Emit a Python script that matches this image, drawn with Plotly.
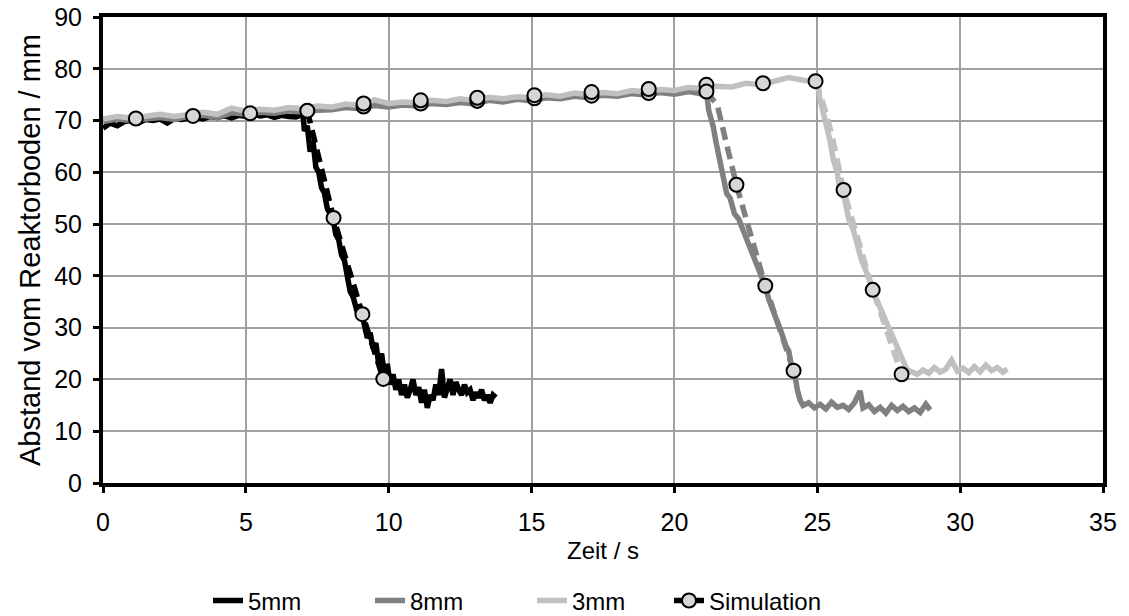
import plotly.graph_objects as go

# ---- experimental data: 5 mm ----
t_5mm = [0, 0.25, 0.5, 0.75, 1, 1.25, 1.5, 1.75, 2, 2.25, 2.5, 2.75, 3, 3.25, 3.5, 3.75, 4, 4.25, 4.5, 4.75,
         5, 5.25, 5.5, 5.75, 6, 6.25, 6.5, 6.75, 7,
         7.05, 7.15, 7.25, 7.35, 7.45, 7.55, 7.65, 7.75, 7.85, 7.95, 8.05, 8.15, 8.25, 8.35, 8.45, 8.55, 8.65,
         8.75, 8.85, 8.95, 9.05, 9.15, 9.25, 9.35, 9.45, 9.55, 9.65, 9.75, 9.85, 9.95, 10.05, 10.15, 10.25,
         10.35, 10.45, 10.55, 10.65, 10.75, 10.85, 10.95, 11.05, 11.15, 11.25, 11.35, 11.45, 11.55, 11.65,
         11.75, 11.85, 11.95, 12.05, 12.15, 12.25, 12.35, 12.45, 12.55, 12.65, 12.75, 12.85, 12.95, 13.05,
         13.15, 13.25, 13.35, 13.45, 13.55, 13.65, 13.75]
y_5mm = [68.5, 69.5, 69.0, 69.8, 70.0, 69.6, 70.2, 70.0, 70.3, 69.5, 70.4, 70.2, 70.5, 70.6, 70.3, 70.8, 70.6, 70.9,
         70.5, 71.0, 70.8, 71.2, 70.9, 71.1, 70.6, 71.0, 70.8, 70.7, 71.2,
         68.0, 69.0, 64.0, 66.0, 61.0, 60.0, 57.0, 56.0, 53.0, 52.0, 51.0, 48.0, 47.0, 44.0, 43.0, 40.0, 37.0,
         36.0, 34.0, 32.0, 33.0, 30.0, 28.0, 29.0, 26.0, 27.0, 23.0, 25.0, 21.0, 23.0, 19.0, 21.0, 18.0,
         20.0, 17.0, 19.0, 16.5, 18.0, 20.0, 17.0, 18.5, 15.5, 18.0, 14.5, 17.0, 16.0, 19.0,
         17.0, 22.0, 16.5, 18.0, 20.0, 17.0, 19.5, 18.0, 17.0, 19.0, 17.5, 18.0, 16.0, 17.5,
         16.5, 18.0, 16.0, 17.0, 15.5, 17.0, 16.5]

# ---- experimental data: 8 mm ----
t_8mm = [0, 0.5, 1, 1.5, 2, 2.5, 3, 3.5, 4, 4.5, 5, 5.5, 6, 6.5, 7, 7.5, 8, 8.5, 9, 9.5, 10, 10.5, 11, 11.5,
         12, 12.5, 13, 13.5, 14, 14.5, 15, 15.5, 16, 16.5, 17, 17.5, 18, 18.5, 19, 19.5, 20, 20.5, 21,
         21.13, 21.2, 21.36, 21.45, 21.6, 21.7, 21.83, 21.95, 22.1, 22.25, 22.4, 22.55, 22.7, 22.85, 23.0,
         23.18, 23.3, 23.45, 23.6, 23.75, 23.9, 24.0, 24.1, 24.2, 24.3, 24.4, 24.5,
         24.7, 24.9, 25.1, 25.3, 25.5, 25.7, 25.9, 26.1, 26.3, 26.5, 26.6, 26.8, 27.0, 27.2, 27.4, 27.6,
         27.8, 28.0, 28.2, 28.4, 28.6, 28.8, 28.95]
y_8mm = [69.8, 70.3, 70.0, 70.4, 70.6, 70.2, 70.8, 71.0, 70.6, 71.5, 71.2, 71.6, 71.4, 71.9, 71.6, 72.0, 72.1,
         72.5, 72.3, 72.9, 72.6, 73.0, 72.8, 73.3, 73.1, 73.5, 73.2, 73.9, 73.6, 74.1, 73.8, 74.4, 74.2, 74.7,
         74.4, 74.9, 74.7, 75.2, 74.9, 75.4, 75.1, 75.6, 75.3,
         75.0, 72.0, 68.8, 66.0, 62.4, 60.0, 55.9, 55.0, 52.0, 51.0, 49.0, 47.0, 44.5, 43.0, 40.5,
         38.0, 35.5, 33.5, 31.0, 29.0, 26.5, 25.5, 22.5, 21.5, 18.0, 16.0, 15.0,
         15.5, 14.5, 15.2, 14.3, 15.6, 14.6, 15.0, 14.2, 15.5, 17.8, 14.5, 15.1, 13.8, 14.6, 13.5, 15.0,
         14.0, 14.8, 13.8, 14.5, 13.6, 15.2, 14.1]

# ---- experimental data: 3 mm ----
t_3mm = [0, 0.5, 1, 1.5, 2, 2.5, 3, 3.5, 4, 4.5, 5, 5.5, 6, 6.5, 7, 7.5, 8, 8.5, 9, 9.5, 10, 10.5, 11, 11.5,
         12, 12.5, 13, 13.5, 14, 14.5, 15, 15.5, 16, 16.5, 17, 17.5, 18, 18.5, 19, 19.5, 20, 20.5, 21, 21.5,
         22, 22.5, 23, 23.5, 24, 24.5, 25,
         25.1, 25.2, 25.33, 25.45, 25.56, 25.7, 25.8, 25.95, 26.1, 26.26, 26.4, 26.55, 26.7, 26.85, 27.0,
         27.15, 27.3, 27.43, 27.6, 27.75, 27.9, 28.0, 28.13, 28.3, 28.5,
         28.7, 28.9, 29.1, 29.3, 29.5, 29.7, 29.9, 30.1, 30.3, 30.5, 30.7, 30.9, 31.1, 31.3, 31.5, 31.65]
y_3mm = [70.3, 70.8, 70.5, 70.9, 71.2, 70.8, 71.3, 71.6, 71.2, 72.4, 71.8, 72.2, 72.0, 72.5, 72.3, 72.8, 72.6,
         73.2, 72.9, 74.0, 73.3, 73.6, 73.4, 73.9, 73.7, 74.2, 73.9, 74.5, 74.2, 74.6, 74.4, 75.0, 74.7, 75.3,
         75.0, 75.4, 75.2, 75.8, 75.5, 76.0, 75.8, 76.4, 76.2, 76.6, 76.5, 77.2, 76.9, 77.6, 78.3, 77.8, 77.4,
         74.0, 72.0, 68.8, 66.0, 62.4, 60.0, 56.0, 55.0, 51.0, 48.9, 46.0, 43.0, 41.0, 38.5, 36.5,
         34.5, 32.5, 30.8, 28.5, 26.5, 25.0, 23.5, 22.0, 21.5, 21.0,
         21.8, 21.2, 22.3, 21.4, 22.0, 23.7, 21.6, 22.2, 21.3, 22.5, 21.5, 22.8, 21.7, 22.3, 21.4, 22.0]

# ---- simulation data ----
sim_flat_t = [1.15, 3.15, 5.15]
sim_flat_y = [70.4, 70.9, 71.4]

sim5_t = [7.15, 8.07, 9.08, 9.81]
sim5_y = [71.9, 51.2, 32.6, 20.1]

sim8_flat_t = [9.12, 11.12, 13.1, 15.1, 17.1, 19.1]
sim8_flat_y = [72.7, 73.3, 73.8, 74.3, 74.8, 75.3]
sim8_t = [21.12, 21.5, 21.8, 22.17, 23.18, 24.17]
sim8_y = [75.6, 73.0, 66.0, 57.6, 38.1, 21.7]
sim8_mt = [21.12, 22.17, 23.18, 24.17]
sim8_my = [75.6, 57.6, 38.1, 21.7]

sim3_flat_t = [9.12, 11.12, 13.1, 15.1, 17.1, 19.1, 21.12, 23.1]
sim3_flat_y = [73.3, 73.9, 74.4, 74.9, 75.5, 76.1, 76.9, 77.2]
sim3_t = [24.94, 25.2, 25.5, 25.92, 26.94, 27.95]
sim3_y = [77.6, 73.4, 67.5, 56.6, 37.3, 21.0]
sim3_mt = [24.94, 25.92, 26.94, 27.95]
sim3_my = [77.6, 56.6, 37.3, 21.0]

x_ticks = [0, 5, 10, 15, 20, 25, 30, 35]
y_ticks = [0, 10, 20, 30, 40, 50, 60, 70, 80, 90]

FONT = "Liberation Sans, Arial, sans-serif"
C5, C8, C3 = "#000000", "#808080", "#c0c0c0"
MFILL = "#d6d6d6"
DASH = "13px,7px"
LW = 5.5

mk = dict(symbol="circle", size=14, color=MFILL, line=dict(color="black", width=2))

fig = go.Figure()
fig.add_trace(go.Scatter(x=t_5mm, y=y_5mm, mode="lines", name="5mm",
                         line=dict(color=C5, width=LW)))
fig.add_trace(go.Scatter(x=t_8mm, y=y_8mm, mode="lines", name="8mm",
                         line=dict(color=C8, width=LW)))
fig.add_trace(go.Scatter(x=t_3mm, y=y_3mm, mode="lines", name="3mm",
                         line=dict(color=C3, width=LW)))

fig.add_trace(go.Scatter(x=sim8_t, y=sim8_y, mode="lines", showlegend=False,
                         line=dict(color=C8, width=LW, dash=DASH)))
fig.add_trace(go.Scatter(x=sim3_t, y=sim3_y, mode="lines", showlegend=False,
                         line=dict(color=C3, width=LW, dash=DASH)))
for xs, ys in [(sim_flat_t, sim_flat_y), (sim8_flat_t, sim8_flat_y), (sim3_flat_t, sim3_flat_y),
               (sim8_mt, sim8_my), (sim3_mt, sim3_my)]:
    fig.add_trace(go.Scatter(x=xs, y=ys, mode="markers", showlegend=False, marker=mk))
fig.add_trace(go.Scatter(x=sim5_t, y=sim5_y, mode="lines+markers", name="Simulation", legend="legend2",
                         line=dict(color=C5, width=LW, dash=DASH), marker=mk))

axis_common = dict(
    showline=True, linecolor="black", linewidth=4, mirror=True,
    showgrid=True, gridcolor="#a0a0a0", gridwidth=1.5,
    ticks="outside", ticklen=6, tickwidth=3, tickcolor="black",
    tickfont=dict(family=FONT, size=25, color="black"),
    zeroline=False, automargin=False, ticklabeloverflow="allow",
)

legend_common = dict(orientation="h", yanchor="middle", y=-0.253,
                     font=dict(family=FONT, size=24, color="black"),
                     bgcolor="rgba(0,0,0,0)")

fig.update_layout(
    width=1129, height=616,
    margin=dict(l=103, r=26, t=17, b=133, autoexpand=False),
    paper_bgcolor="white", plot_bgcolor="white",
    font=dict(family=FONT, size=20, color="black"),
    xaxis=dict(range=[0, 35], tickvals=x_ticks, ticklabelstandoff=8,
               title=dict(text="Zeit / s", font=dict(family=FONT, size=24), standoff=8),
               **axis_common),
    yaxis=dict(range=[0, 90], tickvals=y_ticks, ticklabelstandoff=6,
               title=dict(text="Abstand vom Reaktorboden / mm", font=dict(family=FONT, size=29), standoff=6),
               **axis_common),
    legend=dict(x=0.105, xanchor="left", entrywidth=117, entrywidthmode="pixels", **legend_common),
    legend2=dict(x=0.566, xanchor="left", **legend_common),
)

# remove the default 8 px page margin so the 1129x616 figure fills the window exactly
fig.write_html("out.html", config={"displayModeBar": False},
               post_script="document.body.style.margin='0px';")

──────────────────────────────

Directions for this task: Repeat the lines above, starting at the first and stopping after the line that holds "import plotly.graph_objects as go", with the pictures left out.

Expected answer:
Emit a Python script that matches this image, drawn with Plotly.
import plotly.graph_objects as go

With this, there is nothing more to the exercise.